In February, it will be 3 years since we first decided to pursue adoption. I remember before then, I would think about having another child (we’d always wanted more than one) and I’d feel a burden. I would have such a load. Would I have the same health issues I had before? Would everything be different or would I not survive the next round and leave Dakota without a mom? Once we decided to adopt, I felt peace in our decision and the burden left. I always felt like that was my sign that this was the right journey for us.
Over the past few months, I have questioned myself. Maybe that person that said “I've seen bad experiences…I don’t feel right about this” was right. Maybe we weren't supposed to adopt. Maybe that’s why it’s taking so long. I was questioning everything and then, I would get sad, maybe even in tears, because I was questioning.
About two months ago, an opportunity came open at work. I felt like the job was a perfect fit for me and my background. However, I tried to not pray to get the job, but instead to pray for things to work out the way they should. I didn't get the job.
About two weeks later, I was approached about another position in our company. It was something completely new for me – I've never done anything quite like it before. It was exciting to think something might work out. However, as the adversary is so good at presenting, confusion would follow.
Suddenly, the position I had applied for two weeks prior had another potential opening and I heard through the rumor mill that I might be considered. I found myself debating between the two. At the time, I felt like I knew what I wanted and what fit me more, but I was tormented over what to do. One night, I woke up every hour or so worrying about how this would work out and even woke up the next morning in tears. Something had to give.

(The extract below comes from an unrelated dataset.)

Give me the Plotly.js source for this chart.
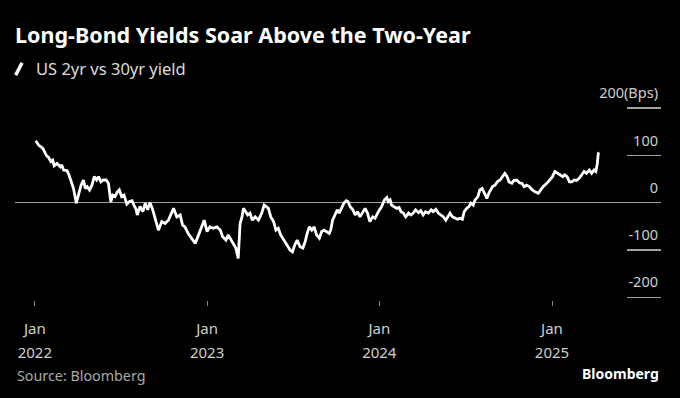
<!DOCTYPE html>
<html>
<head>
<meta charset="utf-8">
<script src="https://cdn.plot.ly/plotly-3.0.1.min.js"></script>
<style>html,body{margin:0;padding:0;background:#000;}#chart{width:680px;height:398px;}</style>
</head>
<body>
<div id="chart"></div>
<script>
const dates = ["2022-01-03","2022-01-09","2022-01-18","2022-01-23","2022-01-26","2022-01-30","2022-02-04","2022-02-08","2022-02-11","2022-02-17","2022-02-24","2022-02-27","2022-03-03","2022-03-10","2022-03-13","2022-03-18","2022-03-24","2022-03-30","2022-04-03","2022-04-09","2022-04-14","2022-04-18","2022-04-22","2022-04-27","2022-05-02","2022-05-07","2022-05-12","2022-05-16","2022-05-21","2022-05-26","2022-06-01","2022-06-06","2022-06-11","2022-06-15","2022-06-20","2022-06-25","2022-06-29","2022-07-04","2022-07-09","2022-07-15","2022-07-20","2022-07-26","2022-07-30","2022-08-04","2022-08-06","2022-08-12","2022-08-18","2022-08-23","2022-08-28","2022-09-02","2022-09-07","2022-09-13","2022-09-20","2022-09-27","2022-10-04","2022-10-11","2022-10-17","2022-10-22","2022-10-29","2022-11-05","2022-11-10","2022-11-15","2022-11-22","2022-11-30","2022-12-07","2022-12-14","2022-12-21","2022-12-26","2023-01-01","2023-01-07","2023-01-14","2023-01-22","2023-01-29","2023-02-03","2023-02-10","2023-02-15","2023-02-21","2023-02-26","2023-03-03","2023-03-08","2023-03-12","2023-03-16","2023-03-19","2023-03-24","2023-03-28","2023-04-02","2023-04-07","2023-04-13","2023-04-20","2023-04-27","2023-05-02","2023-05-06","2023-05-11","2023-05-16","2023-05-22","2023-05-27","2023-06-01","2023-06-06","2023-06-12","2023-06-19","2023-06-26","2023-07-01","2023-07-06","2023-07-11","2023-07-17","2023-07-23","2023-07-28","2023-08-01","2023-08-06","2023-08-11","2023-08-16","2023-08-21","2023-08-27","2023-09-01","2023-09-06","2023-09-12","2023-09-17","2023-09-20","2023-09-24","2023-09-29","2023-10-04","2023-10-08","2023-10-13","2023-10-18","2023-10-23","2023-10-27","2023-10-31","2023-11-06","2023-11-11","2023-11-16","2023-11-21","2023-11-27","2023-12-02","2023-12-07","2023-12-12","2023-12-18","2023-12-23","2023-12-30","2024-01-06","2024-01-12","2024-01-17","2024-01-20","2024-01-24","2024-01-27","2024-02-02","2024-02-07","2024-02-12","2024-02-16","2024-02-21","2024-02-26","2024-03-03","2024-03-08","2024-03-13","2024-03-18","2024-03-24","2024-03-29","2024-04-03","2024-04-08","2024-04-14","2024-04-20","2024-04-24","2024-04-30","2024-05-05","2024-05-11","2024-05-16","2024-05-21","2024-05-25","2024-05-30","2024-06-04","2024-06-09","2024-06-15","2024-06-20","2024-06-25","2024-06-29","2024-07-04","2024-07-09","2024-07-13","2024-07-18","2024-07-22","2024-07-28","2024-08-01","2024-08-06","2024-08-11","2024-08-16","2024-08-20","2024-08-28","2024-09-02","2024-09-07","2024-09-13","2024-09-18","2024-09-23","2024-09-28","2024-10-02","2024-10-08","2024-10-12","2024-10-18","2024-10-24","2024-10-29","2024-11-03","2024-11-08","2024-11-14","2024-11-19","2024-11-26","2024-12-03","2024-12-08","2024-12-13","2024-12-21","2024-12-28","2025-01-02","2025-01-07","2025-01-12","2025-01-18","2025-01-24","2025-01-28","2025-02-02","2025-02-07","2025-02-12","2025-02-17","2025-02-22","2025-02-28","2025-03-05","2025-03-10","2025-03-15","2025-03-21","2025-03-26","2025-03-31","2025-04-04","2025-04-07","2025-04-09","2025-04-11"];
const spreadBps = [131,122,115,104,99,96,87,90,78,83,76,80,69,68,62,48,30,-1,16,37,48,30,34,27,37,55,48,55,44,48,48,41,2,16,13,23,27,13,16,-3,2,4,-5,-15,-26,-8,-19,-1,-15,0,-12,-33,-58,-40,-44,-37,-22,-12,-30,-26,-47,-51,-65,-75,-86,-68,-47,-37,-61,-51,-54,-51,-58,-72,-79,-68,-79,-89,-96,-118,-44,-30,-12,-19,-26,-22,-37,-30,-37,-22,-5,-8,-12,-30,-40,-58,-54,-68,-79,-89,-100,-104,-89,-79,-93,-96,-82,-65,-51,-58,-51,-68,-75,-61,-58,-61,-65,-58,-37,-26,-15,-22,-12,-1,4,2,-8,-15,-26,-19,-30,-19,-12,-22,-40,-30,-33,-19,-8,6,11,2,6,-5,-8,-12,-10,-19,-22,-30,-22,-26,-22,-15,-21,-17,-26,-19,-22,-15,-19,-14,-22,-26,-30,-37,-30,-22,-30,-33,-35,-33,-35,-19,-12,-8,-1,-5,6,13,27,30,20,9,20,34,37,44,48,55,62,55,44,41,47,48,42,41,34,37,34,28,23,20,27,34,41,48,55,66,62,59,55,59,55,44,44,48,47,52,59,66,62,69,62,69,66,83,104,106];
const xTickVals = ["2022-01-01","2023-01-01","2024-01-01","2025-01-01"];
const xTickMonth = ["Jan","Jan","Jan","Jan"];
const xTickYear = ["2022","2023","2024","2025"];
const yTickVals = [-200,-100,0,100,200];
const yTickText = ["-200","-100","0","100","200(Bps)"];

const FONT = "Noto Sans, DejaVu Sans, sans-serif";
const sp = s => '<span style="font-size:15px">' + s + '</span>';

const trace = {
  x: dates, y: spreadBps, type: "scatter", mode: "lines",
  line: {color: "#ffffff", width: 2.8}, hoverinfo: "skip", showlegend: false
};

const layout = {
  width: 680, height: 398,
  paper_bgcolor: "#000", plot_bgcolor: "#000",
  margin: {l: 15, r: 19, t: 80, b: 98},
  font: {family: FONT, color: "#cfcfcf", size: 14},
  title: {
    text: "<b>Long-Bond Yields Soar Above the Two-Year</b>",
    font: {family: FONT, size: 21.5, color: "#ffffff"},
    x: 15/680, xanchor: "left", xref: "container",
    y: 1 - 35/398, yanchor: "middle", yref: "container"
  },
  xaxis: {
    type: "date", range: ["2021-11-20", "2025-08-20"],
    showgrid: false, zeroline: false, showline: false,
    tickvals: xTickVals,
    ticktext: xTickVals.map((v, i) => sp(xTickMonth[i]) + "<br>" + sp(xTickYear[i])),
    ticks: "outside", ticklen: 5, tickwidth: 1, tickcolor: "#888",
    ticklabelstandoff: 6,
    tickfont: {family: FONT, size: 18.5, color: "#cfcfcf"}
  },
  yaxis: {
    side: "right", range: [-205.7, 259.4],
    showgrid: false, showline: false,
    zeroline: true, zerolinecolor: "#a0a0a0", zerolinewidth: 1.5,
    tickvals: yTickVals, ticktext: yTickText,
    ticks: "inside", ticklen: 34, tickwidth: 1.5, tickcolor: "#a0a0a0",
    ticklabelposition: "inside top", ticklabelshift: -4,
    tickfont: {family: FONT, size: 14.5, color: "#cfcfcf"}
  },
  shapes: [
    {type: "line", xref: "paper", yref: "paper", x0: 0.001, y0: 1.022, x1: 0.011, y1: 1.078,
     line: {color: "#ffffff", width: 3.4}}
  ],
  annotations: [
    {text: "US 2yr vs 30yr yield", xref: "paper", yref: "paper", x: 0.0294, y: 1.05,
     xanchor: "left", yanchor: "middle", showarrow: false,
     font: {family: FONT, size: 16.5, color: "#dddddd"}},
    {text: "Source: Bloomberg", xref: "paper", yref: "paper", x: 0, y: -0.345,
     xanchor: "left", yanchor: "middle", showarrow: false,
     font: {family: FONT, size: 14.3, color: "#aaaaaa"}},
    {text: "<b>Bloomberg</b>", xref: "paper", yref: "paper", x: 1, y: -0.336,
     xanchor: "right", yanchor: "middle", showarrow: false,
     font: {family: FONT, size: 14, color: "#ffffff"}}
  ]
};

Plotly.newPlot("chart", [trace], layout, {displayModeBar: false, staticPlot: true});
</script>
</body>
</html>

When something doesn't feel just right, I've heard before that someone “didn't get the warm and fuzzies.” Well, later that same day, I spoke to someone about the original position I had applied for and I didn't get those “warm and fuzzies.” Before I went home that day, I made the decision that I should stop worrying about what might happen there and focus on this new opportunity that had come up. Well, all of a sudden (within a few short hours), I had peace. In my heart, I knew this was the right decision because the worry and fear I’d had for a week before melted away. I was at peace.
I officially accepted the new position last Friday. I am supposed to start this new adventure on October 20th. I honestly feel like God has worked this out for me. It will definitely be something new for me and the unknown is a little scary, but I feel like this is where I’m supposed to be.
So, what does this have to do with the adoption process? Well, last Thursday night at church, I was thinking about how it seemed like this was all working out and I realized something. The peace that I felt when I decided that I needed to pursue this opportunity was the SAME PEACE I felt almost 3 years ago when we made the decision to adopt.
Sometimes, we question things. Maybe God has given us His answer, but when it doesn't happen right away, we start questioning Him. Maybe we didn't hear His answer right. Maybe we were mistaken. This was a reminder to me that this is the path that we are supposed to be on and that it will happen in God’s time.